Friday 1 January 2016

A cache of vintage science fiction is a great draw for a thoughtful twenty-something, probably a man, likely an artist, a philosopher, who stands in front of a shelf of them in the attic, purring. Although I read them when I was twenty-something I have no recollection of any of them or why I liked them; at that time I read and read, one direction then another, could be Proust, could be Kurt Vonnegut, looking for new realities, every day and half the night.

City by Clifford Simak, the 1965 Four Square edition, has only a faint smell off it; a Penguin the same age smells of vanilla. Can I get past the Editor's Preface, which is in fact part of the novel and continues throughout? Can I accept the dogs and then the ants gradually gaining supremacy over humans, who, by the end of the book, the few that are left in Geneva (Switzerland ever the refuge) have opted for endless, dreamless sleep? If I wear the Simak jacket, am I dislocated in a good cause? I can't help doing a rough reading, lopsided, flailing, looking for a smooth passage among all this transmutation, among which man (woman is hardly there) is the failed, faint, nostalgic form.

City comes out of world war two. As do I. The sense of human doom is modified by the kindness of dogs and robots, the ingenuity of mutants, then threatened by the building prowess of ants. The written word, as Simak says, is a sorry tool. But tales will be told, philosophies elaborated.
The Juwain philosophy provides an ability to sense the viewpoint of another. It won't necessarily make you agree with that viewpoint, but it does make you recognize it. You not only know what the other fellow is talking about, but how he feels about it.
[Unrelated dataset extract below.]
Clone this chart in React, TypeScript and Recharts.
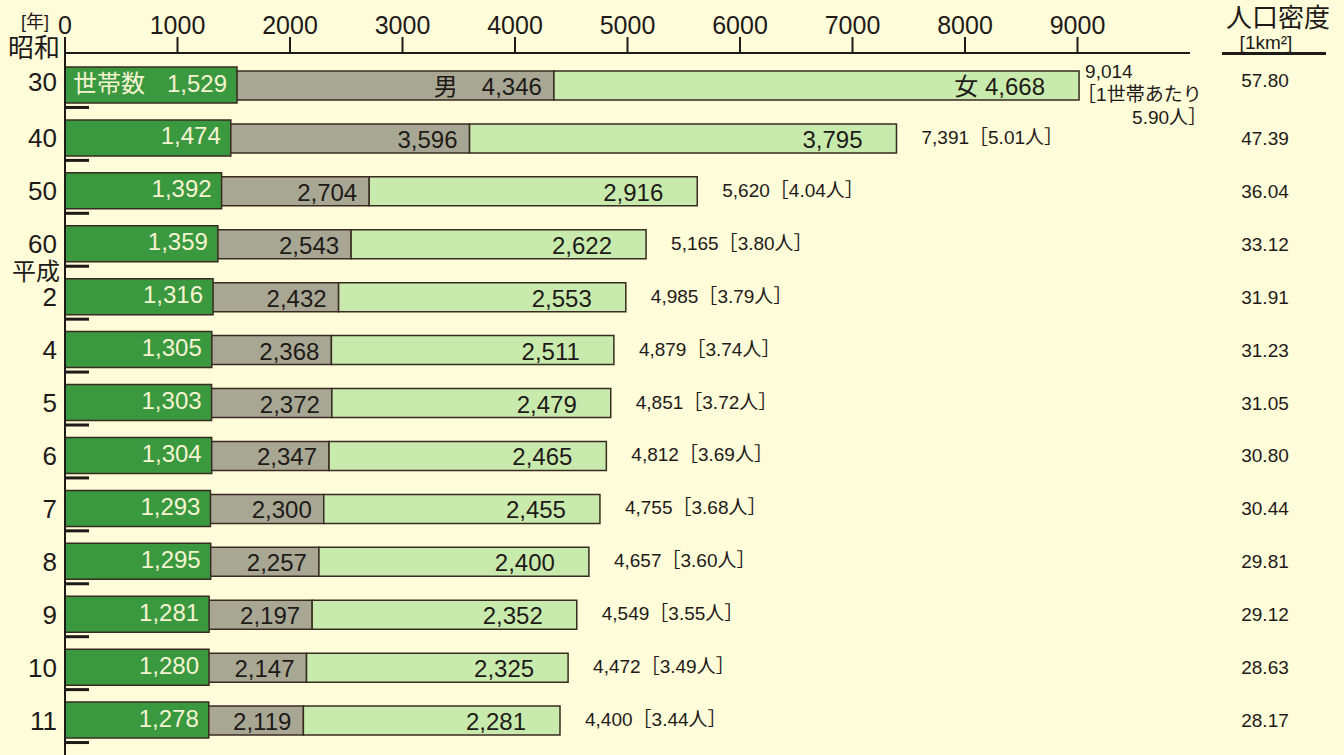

A woman would know. Juwain is another fellow, and a martian. There's wisdom on Mars chez Simak, not on Earth; there's ecstasy on Jupiter, and full use of brain capacity, while on earth they stumble on empty. The Juwain philosophy remains incomplete through the agoraphobia of nearly extinct man, known generically as webster, second to Rover and Towser, third, eventually, to a colony of ants. Webster/Simak liked the countryside, the scent on the breeze. As much as a PG Wodehouse character, he liked and respected his robot, Jenkins, who had served four generations and would continue for thousands of years, serving the memory when there were no more humans left.

Once embarked in science fiction you're sealed from the world you know, until, some way into the book, you emerge and there it is, the world you know better now you're not in it any more, the idea of an ideal: no city, no war, no killing, like a less saccharine John Lennon.
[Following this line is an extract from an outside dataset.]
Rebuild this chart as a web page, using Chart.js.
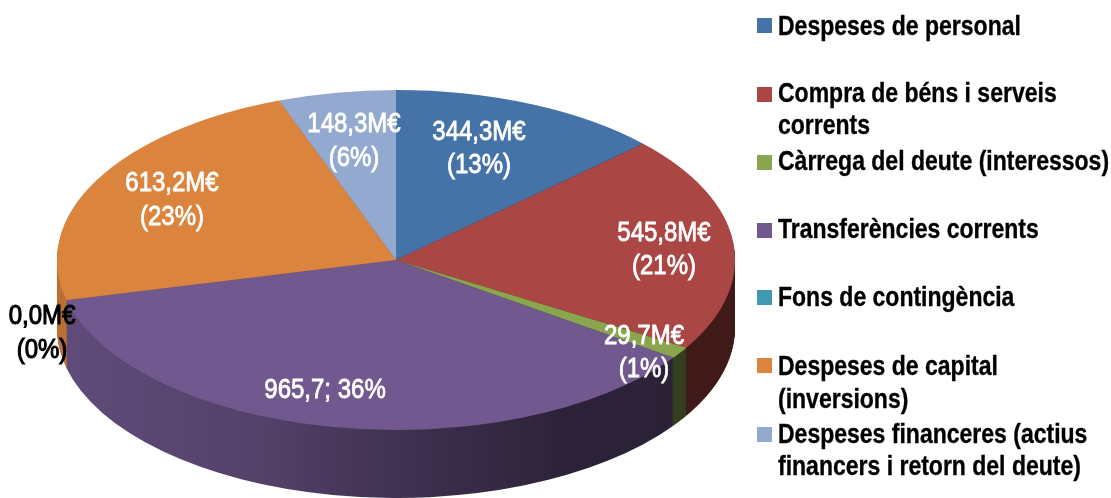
<!DOCTYPE html>
<html>
<head>
<meta charset="utf-8">
<title>Despeses</title>
<script src="https://cdn.jsdelivr.net/npm/chart.js@4"></script>
<style>
  html, body { margin: 0; padding: 0; background: #fff; overflow: hidden; }
  #box { position: relative; width: 1111px; height: 498px; }
</style>
</head>
<body>
<div id="box"><canvas id="pieChart"></canvas></div>
<script>
const categories = [
  "Despeses de personal",
  "Compra de béns i serveis corrents",
  "Càrrega del deute (interessos)",
  "Transferències corrents",
  "Fons de contingència",
  "Despeses de capital (inversions)",
  "Despeses financeres (actius financers i retorn del deute)",
];
const values = [344.3, 545.8, 29.7, 965.7, 0.0, 613.2, 148.3];
const colors = ["#4572a7", "#aa4643", "#89a54e", "#71588f", "#4198af", "#db843d", "#93a9cf"];

// wrapped legend text, as it breaks in the picture
const legendLines = [
  ["Despeses de personal"],
  ["Compra de béns i serveis", "corrents"],
  ["Càrrega del deute (interessos)"],
  ["Transferències corrents"],
  ["Fons de contingència"],
  ["Despeses de capital", "(inversions)"],
  ["Despeses financeres (actius", "financers i retorn del deute)"],
];
const legendMarkerY = [18, 87, 155, 223, 290, 358, 427];
const legendBaselines = [[35], [102, 134], [170], [238], [306], [375, 408], [443, 475]];

// x centre and the two baselines of each slice label
const labelSpots = [
  [479, 140, 173],
  [664, 241, 274],
  [644, 344, 377],
  [325, 398, 398],
  [42, 324, 358],
  [172, 191, 225],
  [354, 132, 166],
];

// where the flattened pie sits on the page
const pieX = 396;
const pieY = 260;
const pieRx = 339;
const pieRy = 170;
const pieDepth = 68;

const total = values.reduce((a, b) => a + b, 0);

function flatten(ctx, chart, dy) {
  const arc = chart.getDatasetMeta(0).data[0];
  ctx.translate(pieX, pieY + dy);
  ctx.scale(pieRx / arc.outerRadius, pieRy / arc.outerRadius);
  ctx.translate(-arc.x, -arc.y);
}

function sideFill(ctx, arc, color) {
  const r = parseInt(color.slice(1, 3), 16);
  const g = parseInt(color.slice(3, 5), 16);
  const b = parseInt(color.slice(5, 7), 16);
  const shade = (k) => "rgb(" + Math.round(r * k) + "," + Math.round(g * k) + "," + Math.round(b * k) + ")";
  const grad = ctx.createLinearGradient(arc.x - arc.outerRadius, 0, arc.x + arc.outerRadius, 0);
  grad.addColorStop(0, shade(0.85));
  grad.addColorStop(0.285, shade(0.75));
  grad.addColorStop(0.5, shade(0.57));
  grad.addColorStop(0.74, shade(0.4));
  grad.addColorStop(1, shade(0.37));
  return grad;
}

const pie3d = {
  id: "pie3d",
  beforeDatasetsDraw(chart) {
    const ctx = chart.ctx;
    const arcs = chart.getDatasetMeta(0).data;
    const fills = arcs.map((arc, i) => sideFill(ctx, arc, colors[i]));
    for (let d = pieDepth; d >= 1; d--) {
      ctx.save();
      flatten(ctx, chart, d);
      arcs.forEach((arc, i) => {
        const saved = arc.options;
        arc.options = { backgroundColor: fills[i], borderWidth: 0, borderRadius: 0, offset: 0, spacing: 0, circular: true, borderAlign: "center" };
        arc.draw(ctx);
        arc.options = saved;
      });
      ctx.restore();
    }
    ctx.save();
    flatten(ctx, chart, 0);
  },
  afterDatasetsDraw(chart) {
    chart.ctx.restore();
  },
  afterDraw(chart) {
    const ctx = chart.ctx;
    ctx.save();
    ctx.textBaseline = "alphabetic";
    ctx.filter = "blur(0.4px)";

    // slice labels
    ctx.font = "24px 'Liberation Sans'";
    ctx.textAlign = "center";
    values.forEach((v, i) => {
      const money = v.toFixed(1).replace(".", ",");
      const pct = Math.round((v / total) * 100);
      const [x, y1, y2] = labelSpots[i];
      ctx.fillStyle = v === 0 ? "#000" : "#fff";
      ctx.strokeStyle = ctx.fillStyle;
      ctx.lineWidth = v === 0 ? 1 : 0.7;
      if (i === 3) {
        stretchedText(ctx, money + "; " + pct + "%", x, y1);
      } else {
        stretchedText(ctx, money + "M€", x, y1);
        stretchedText(ctx, "(" + pct + "%)", x, y2);
      }
    });

    // legend
    ctx.textAlign = "left";
    ctx.font = "bold 23px 'Liberation Sans'";
    ctx.lineWidth = 0.3;
    ctx.strokeStyle = "#000";
    categories.forEach((name, i) => {
      ctx.fillStyle = colors[i];
      ctx.filter = "none";
      ctx.fillRect(757, legendMarkerY[i], 15, 15);
      ctx.filter = "blur(0.4px)";
      ctx.fillStyle = "#000";
      legendLines[i].forEach((line, j) => {
        stretchedText(ctx, line, 778, legendBaselines[i][j]);
      });
    });
    ctx.restore();
  },
};

function stretchedText(ctx, text, x, y) {
  ctx.save();
  ctx.translate(x, y);
  ctx.scale(1, 1.17);
  ctx.fillText(text, 0, 0);
  ctx.strokeText(text, 0, 0);
  ctx.restore();
}

const pieChart = new Chart(document.getElementById("pieChart"), {
  type: "pie",
  data: {
    labels: categories,
    datasets: [
      {
        data: values,
        backgroundColor: colors,
        borderWidth: 0,
        clip: false,
      },
    ],
  },
  options: {
    responsive: true,
    maintainAspectRatio: false,
    animation: false,
    layout: { padding: 0 },
    plugins: {
      legend: { display: false },
      tooltip: { enabled: false },
    },
  },
  plugins: [pie3d],
});
</script>
</body>
</html>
No misunderstanding, no prejudice, no bias, no jangling — but a clear, complete grasp of all the conflicting angles of any human problem. Applicable to anything, to any type of human endeavour. To sociology, to psychology, to engineering, to all the various facets of a complex civilisation. No more bungling, no more quarrelling, but honest and sincere appraisal of the facts and the ideas at hand.
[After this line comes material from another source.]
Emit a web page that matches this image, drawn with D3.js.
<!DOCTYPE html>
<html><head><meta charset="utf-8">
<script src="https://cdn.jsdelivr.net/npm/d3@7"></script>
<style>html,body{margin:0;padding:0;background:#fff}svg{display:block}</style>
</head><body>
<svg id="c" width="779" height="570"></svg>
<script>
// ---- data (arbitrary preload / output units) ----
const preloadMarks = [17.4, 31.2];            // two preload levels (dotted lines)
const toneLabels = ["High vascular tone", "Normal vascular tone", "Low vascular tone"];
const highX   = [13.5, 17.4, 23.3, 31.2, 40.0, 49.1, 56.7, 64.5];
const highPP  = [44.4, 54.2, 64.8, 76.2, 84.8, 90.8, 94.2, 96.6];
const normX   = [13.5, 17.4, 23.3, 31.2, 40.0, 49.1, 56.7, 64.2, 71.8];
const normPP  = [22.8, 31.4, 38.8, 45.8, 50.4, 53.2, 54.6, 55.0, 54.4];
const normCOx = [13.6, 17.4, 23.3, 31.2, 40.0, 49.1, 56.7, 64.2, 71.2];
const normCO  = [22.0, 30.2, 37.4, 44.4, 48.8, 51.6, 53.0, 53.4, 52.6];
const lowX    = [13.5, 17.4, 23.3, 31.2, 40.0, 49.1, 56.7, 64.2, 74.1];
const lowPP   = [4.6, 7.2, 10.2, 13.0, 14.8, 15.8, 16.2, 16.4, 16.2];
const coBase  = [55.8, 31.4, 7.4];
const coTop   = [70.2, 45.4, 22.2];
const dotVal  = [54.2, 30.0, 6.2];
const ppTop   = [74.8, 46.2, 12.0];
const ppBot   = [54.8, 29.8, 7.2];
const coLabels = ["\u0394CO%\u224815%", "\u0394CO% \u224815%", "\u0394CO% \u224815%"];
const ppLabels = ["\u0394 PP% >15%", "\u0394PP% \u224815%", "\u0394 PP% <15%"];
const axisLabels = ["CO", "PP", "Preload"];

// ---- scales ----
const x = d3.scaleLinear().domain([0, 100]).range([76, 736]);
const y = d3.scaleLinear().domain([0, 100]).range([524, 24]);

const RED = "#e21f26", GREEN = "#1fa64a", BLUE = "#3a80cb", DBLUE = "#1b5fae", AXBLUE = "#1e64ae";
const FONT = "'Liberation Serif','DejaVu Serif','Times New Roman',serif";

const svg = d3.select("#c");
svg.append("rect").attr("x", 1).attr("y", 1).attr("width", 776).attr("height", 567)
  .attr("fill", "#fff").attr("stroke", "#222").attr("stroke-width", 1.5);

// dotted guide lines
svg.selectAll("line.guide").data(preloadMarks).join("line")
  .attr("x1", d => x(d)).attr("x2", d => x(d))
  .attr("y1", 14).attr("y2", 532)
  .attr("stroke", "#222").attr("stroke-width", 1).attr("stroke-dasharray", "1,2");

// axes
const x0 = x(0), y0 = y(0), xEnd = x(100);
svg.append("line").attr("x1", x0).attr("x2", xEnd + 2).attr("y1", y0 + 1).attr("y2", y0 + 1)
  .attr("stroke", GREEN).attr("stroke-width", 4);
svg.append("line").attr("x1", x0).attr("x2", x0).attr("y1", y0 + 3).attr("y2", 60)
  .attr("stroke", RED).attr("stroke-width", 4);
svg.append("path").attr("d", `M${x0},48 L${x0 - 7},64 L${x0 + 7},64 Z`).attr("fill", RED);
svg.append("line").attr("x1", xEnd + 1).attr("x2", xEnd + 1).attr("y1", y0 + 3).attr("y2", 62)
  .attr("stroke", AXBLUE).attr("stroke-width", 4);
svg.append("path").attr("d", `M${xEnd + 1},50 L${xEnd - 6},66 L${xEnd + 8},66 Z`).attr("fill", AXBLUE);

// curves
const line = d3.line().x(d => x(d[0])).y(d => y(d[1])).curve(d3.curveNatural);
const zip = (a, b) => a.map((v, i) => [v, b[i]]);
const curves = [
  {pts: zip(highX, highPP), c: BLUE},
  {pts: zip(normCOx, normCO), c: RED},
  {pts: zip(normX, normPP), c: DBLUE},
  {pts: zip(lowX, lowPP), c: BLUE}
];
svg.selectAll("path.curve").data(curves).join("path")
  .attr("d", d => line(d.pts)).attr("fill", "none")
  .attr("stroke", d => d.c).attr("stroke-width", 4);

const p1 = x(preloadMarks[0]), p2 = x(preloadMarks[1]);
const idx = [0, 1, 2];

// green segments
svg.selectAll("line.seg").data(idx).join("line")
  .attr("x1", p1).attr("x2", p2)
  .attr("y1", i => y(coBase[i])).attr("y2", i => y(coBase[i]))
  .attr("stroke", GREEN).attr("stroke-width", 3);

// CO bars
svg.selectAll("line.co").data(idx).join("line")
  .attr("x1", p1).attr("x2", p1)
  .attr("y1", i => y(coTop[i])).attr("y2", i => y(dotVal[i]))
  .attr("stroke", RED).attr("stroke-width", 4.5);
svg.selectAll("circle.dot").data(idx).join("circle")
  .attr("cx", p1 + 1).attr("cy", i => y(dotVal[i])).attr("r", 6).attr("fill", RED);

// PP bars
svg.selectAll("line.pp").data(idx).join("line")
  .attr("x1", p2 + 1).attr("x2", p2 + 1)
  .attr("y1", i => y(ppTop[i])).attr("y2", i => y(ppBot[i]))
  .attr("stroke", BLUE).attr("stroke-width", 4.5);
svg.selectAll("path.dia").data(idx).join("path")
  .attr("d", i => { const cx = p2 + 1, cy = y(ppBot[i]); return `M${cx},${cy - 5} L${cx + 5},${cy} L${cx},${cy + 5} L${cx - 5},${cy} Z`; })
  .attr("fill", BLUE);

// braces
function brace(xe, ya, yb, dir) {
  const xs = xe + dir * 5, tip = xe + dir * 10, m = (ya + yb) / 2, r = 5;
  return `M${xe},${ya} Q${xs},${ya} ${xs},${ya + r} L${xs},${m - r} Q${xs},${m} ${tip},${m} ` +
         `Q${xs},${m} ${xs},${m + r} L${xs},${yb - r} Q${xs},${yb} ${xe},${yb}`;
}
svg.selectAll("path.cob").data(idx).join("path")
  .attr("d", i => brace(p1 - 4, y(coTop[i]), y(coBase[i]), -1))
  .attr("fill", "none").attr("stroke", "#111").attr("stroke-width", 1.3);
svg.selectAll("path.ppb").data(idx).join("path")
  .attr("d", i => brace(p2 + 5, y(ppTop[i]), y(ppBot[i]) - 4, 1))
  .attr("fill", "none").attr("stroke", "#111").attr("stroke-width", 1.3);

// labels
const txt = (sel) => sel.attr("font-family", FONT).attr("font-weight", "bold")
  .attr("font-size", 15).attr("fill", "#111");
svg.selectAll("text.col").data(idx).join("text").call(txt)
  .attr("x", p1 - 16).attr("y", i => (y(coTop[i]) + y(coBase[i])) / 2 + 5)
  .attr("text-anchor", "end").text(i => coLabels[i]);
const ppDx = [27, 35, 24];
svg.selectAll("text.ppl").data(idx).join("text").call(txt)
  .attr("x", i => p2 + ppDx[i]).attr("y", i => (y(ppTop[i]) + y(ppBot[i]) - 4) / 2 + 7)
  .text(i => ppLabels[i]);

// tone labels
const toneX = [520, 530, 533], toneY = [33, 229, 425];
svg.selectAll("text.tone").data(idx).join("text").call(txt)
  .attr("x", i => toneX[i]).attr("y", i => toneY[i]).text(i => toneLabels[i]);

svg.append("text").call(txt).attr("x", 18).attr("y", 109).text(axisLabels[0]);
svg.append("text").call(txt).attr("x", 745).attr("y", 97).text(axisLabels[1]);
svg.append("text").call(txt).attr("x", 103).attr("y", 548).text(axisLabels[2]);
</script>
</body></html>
Thousands of years later the last webster is woken from his dreamless sleep by Jenkins the trusty robot, who wants to know what to do about the ants, whose building threatens to take over the earth. The advice, straight from the middle of the twentieth century, is poison in syrup, a slow poison they'd take back to the nest, to kill many instead of just two or three. Go to sleep again, says Jenkins.